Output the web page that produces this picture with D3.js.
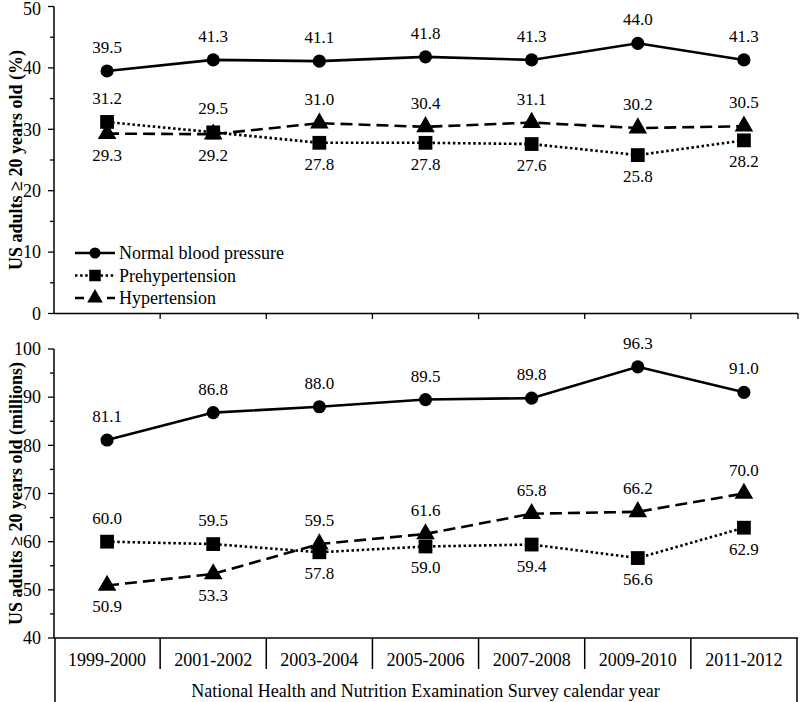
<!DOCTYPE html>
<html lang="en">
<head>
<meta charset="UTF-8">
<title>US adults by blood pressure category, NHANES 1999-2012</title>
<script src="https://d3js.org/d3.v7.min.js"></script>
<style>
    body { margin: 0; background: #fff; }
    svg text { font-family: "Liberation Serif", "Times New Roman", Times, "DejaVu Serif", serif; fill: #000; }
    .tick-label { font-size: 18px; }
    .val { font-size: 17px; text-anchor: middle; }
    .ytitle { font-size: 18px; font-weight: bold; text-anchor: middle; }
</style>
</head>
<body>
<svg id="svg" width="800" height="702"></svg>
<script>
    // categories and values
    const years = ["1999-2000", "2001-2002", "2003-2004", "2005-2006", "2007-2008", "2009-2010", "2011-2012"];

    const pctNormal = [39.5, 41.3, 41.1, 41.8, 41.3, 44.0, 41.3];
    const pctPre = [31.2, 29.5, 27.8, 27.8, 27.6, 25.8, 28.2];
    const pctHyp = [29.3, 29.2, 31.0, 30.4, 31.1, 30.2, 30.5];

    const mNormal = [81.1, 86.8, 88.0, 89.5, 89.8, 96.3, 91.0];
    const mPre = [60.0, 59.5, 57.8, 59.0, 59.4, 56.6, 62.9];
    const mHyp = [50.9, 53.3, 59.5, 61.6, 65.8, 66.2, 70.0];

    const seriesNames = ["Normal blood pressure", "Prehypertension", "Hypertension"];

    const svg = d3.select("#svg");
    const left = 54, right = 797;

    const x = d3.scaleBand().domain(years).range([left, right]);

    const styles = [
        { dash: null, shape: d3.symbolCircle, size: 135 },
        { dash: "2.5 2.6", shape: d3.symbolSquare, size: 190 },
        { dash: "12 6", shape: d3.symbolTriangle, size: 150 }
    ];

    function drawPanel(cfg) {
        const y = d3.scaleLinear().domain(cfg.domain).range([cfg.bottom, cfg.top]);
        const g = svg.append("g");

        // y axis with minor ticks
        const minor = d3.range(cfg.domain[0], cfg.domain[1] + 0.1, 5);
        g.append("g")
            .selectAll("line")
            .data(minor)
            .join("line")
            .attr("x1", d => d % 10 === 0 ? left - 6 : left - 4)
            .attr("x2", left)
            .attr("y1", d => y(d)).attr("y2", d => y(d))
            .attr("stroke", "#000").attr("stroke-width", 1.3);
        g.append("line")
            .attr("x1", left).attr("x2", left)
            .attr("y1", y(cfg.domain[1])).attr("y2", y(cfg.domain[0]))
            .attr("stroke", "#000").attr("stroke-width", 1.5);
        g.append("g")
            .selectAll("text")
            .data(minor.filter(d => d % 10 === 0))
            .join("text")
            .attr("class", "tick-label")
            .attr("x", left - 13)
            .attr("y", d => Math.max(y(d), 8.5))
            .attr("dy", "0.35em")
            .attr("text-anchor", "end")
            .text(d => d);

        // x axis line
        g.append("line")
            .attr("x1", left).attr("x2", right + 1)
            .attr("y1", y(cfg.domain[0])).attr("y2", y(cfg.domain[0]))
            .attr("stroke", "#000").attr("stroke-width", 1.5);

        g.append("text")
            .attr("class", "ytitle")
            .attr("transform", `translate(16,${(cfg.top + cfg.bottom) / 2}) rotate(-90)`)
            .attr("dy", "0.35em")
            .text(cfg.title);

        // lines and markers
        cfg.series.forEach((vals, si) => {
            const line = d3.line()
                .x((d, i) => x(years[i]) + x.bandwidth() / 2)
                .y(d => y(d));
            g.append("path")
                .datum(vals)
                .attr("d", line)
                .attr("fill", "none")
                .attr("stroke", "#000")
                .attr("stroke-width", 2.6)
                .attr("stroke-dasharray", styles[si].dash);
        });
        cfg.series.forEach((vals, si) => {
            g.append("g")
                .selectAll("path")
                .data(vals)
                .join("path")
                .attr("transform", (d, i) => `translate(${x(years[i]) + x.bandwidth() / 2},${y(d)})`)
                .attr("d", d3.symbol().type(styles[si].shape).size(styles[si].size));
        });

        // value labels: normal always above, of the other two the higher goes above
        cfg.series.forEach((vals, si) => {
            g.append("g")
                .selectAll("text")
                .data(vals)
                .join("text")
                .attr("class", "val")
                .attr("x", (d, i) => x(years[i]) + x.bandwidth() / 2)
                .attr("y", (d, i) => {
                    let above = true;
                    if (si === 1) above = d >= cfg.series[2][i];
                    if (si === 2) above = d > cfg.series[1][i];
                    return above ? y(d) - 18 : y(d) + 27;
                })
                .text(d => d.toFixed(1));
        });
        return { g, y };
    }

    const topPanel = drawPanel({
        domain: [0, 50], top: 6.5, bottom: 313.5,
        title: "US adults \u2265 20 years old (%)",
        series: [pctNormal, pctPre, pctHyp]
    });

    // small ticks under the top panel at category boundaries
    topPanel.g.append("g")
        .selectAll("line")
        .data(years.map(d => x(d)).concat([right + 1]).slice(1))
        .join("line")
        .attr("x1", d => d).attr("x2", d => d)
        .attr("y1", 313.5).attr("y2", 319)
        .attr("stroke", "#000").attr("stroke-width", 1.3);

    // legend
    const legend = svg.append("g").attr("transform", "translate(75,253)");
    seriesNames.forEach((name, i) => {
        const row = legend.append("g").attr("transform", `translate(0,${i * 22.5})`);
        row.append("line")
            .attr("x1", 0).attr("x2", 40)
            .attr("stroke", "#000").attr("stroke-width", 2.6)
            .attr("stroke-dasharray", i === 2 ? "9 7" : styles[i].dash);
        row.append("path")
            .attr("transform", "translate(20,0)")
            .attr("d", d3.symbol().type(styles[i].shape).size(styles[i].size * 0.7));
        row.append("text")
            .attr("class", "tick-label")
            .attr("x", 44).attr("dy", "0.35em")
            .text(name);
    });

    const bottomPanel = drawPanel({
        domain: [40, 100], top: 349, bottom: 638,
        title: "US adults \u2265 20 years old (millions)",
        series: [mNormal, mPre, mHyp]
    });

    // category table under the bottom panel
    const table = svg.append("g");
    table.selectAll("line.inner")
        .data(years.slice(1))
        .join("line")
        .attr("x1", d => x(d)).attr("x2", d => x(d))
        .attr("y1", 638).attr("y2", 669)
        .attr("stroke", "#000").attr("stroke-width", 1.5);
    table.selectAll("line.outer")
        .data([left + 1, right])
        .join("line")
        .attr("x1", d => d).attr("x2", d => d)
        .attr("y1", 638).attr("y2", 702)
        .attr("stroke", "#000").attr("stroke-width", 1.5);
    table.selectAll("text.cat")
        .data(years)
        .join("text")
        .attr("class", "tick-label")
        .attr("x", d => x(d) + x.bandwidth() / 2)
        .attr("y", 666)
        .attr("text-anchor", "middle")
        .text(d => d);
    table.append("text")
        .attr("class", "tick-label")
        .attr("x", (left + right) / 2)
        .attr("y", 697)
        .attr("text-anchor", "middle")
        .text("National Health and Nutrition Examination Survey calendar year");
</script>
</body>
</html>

——

In how many lines of the data does the string "with" appear? Give only the number.

2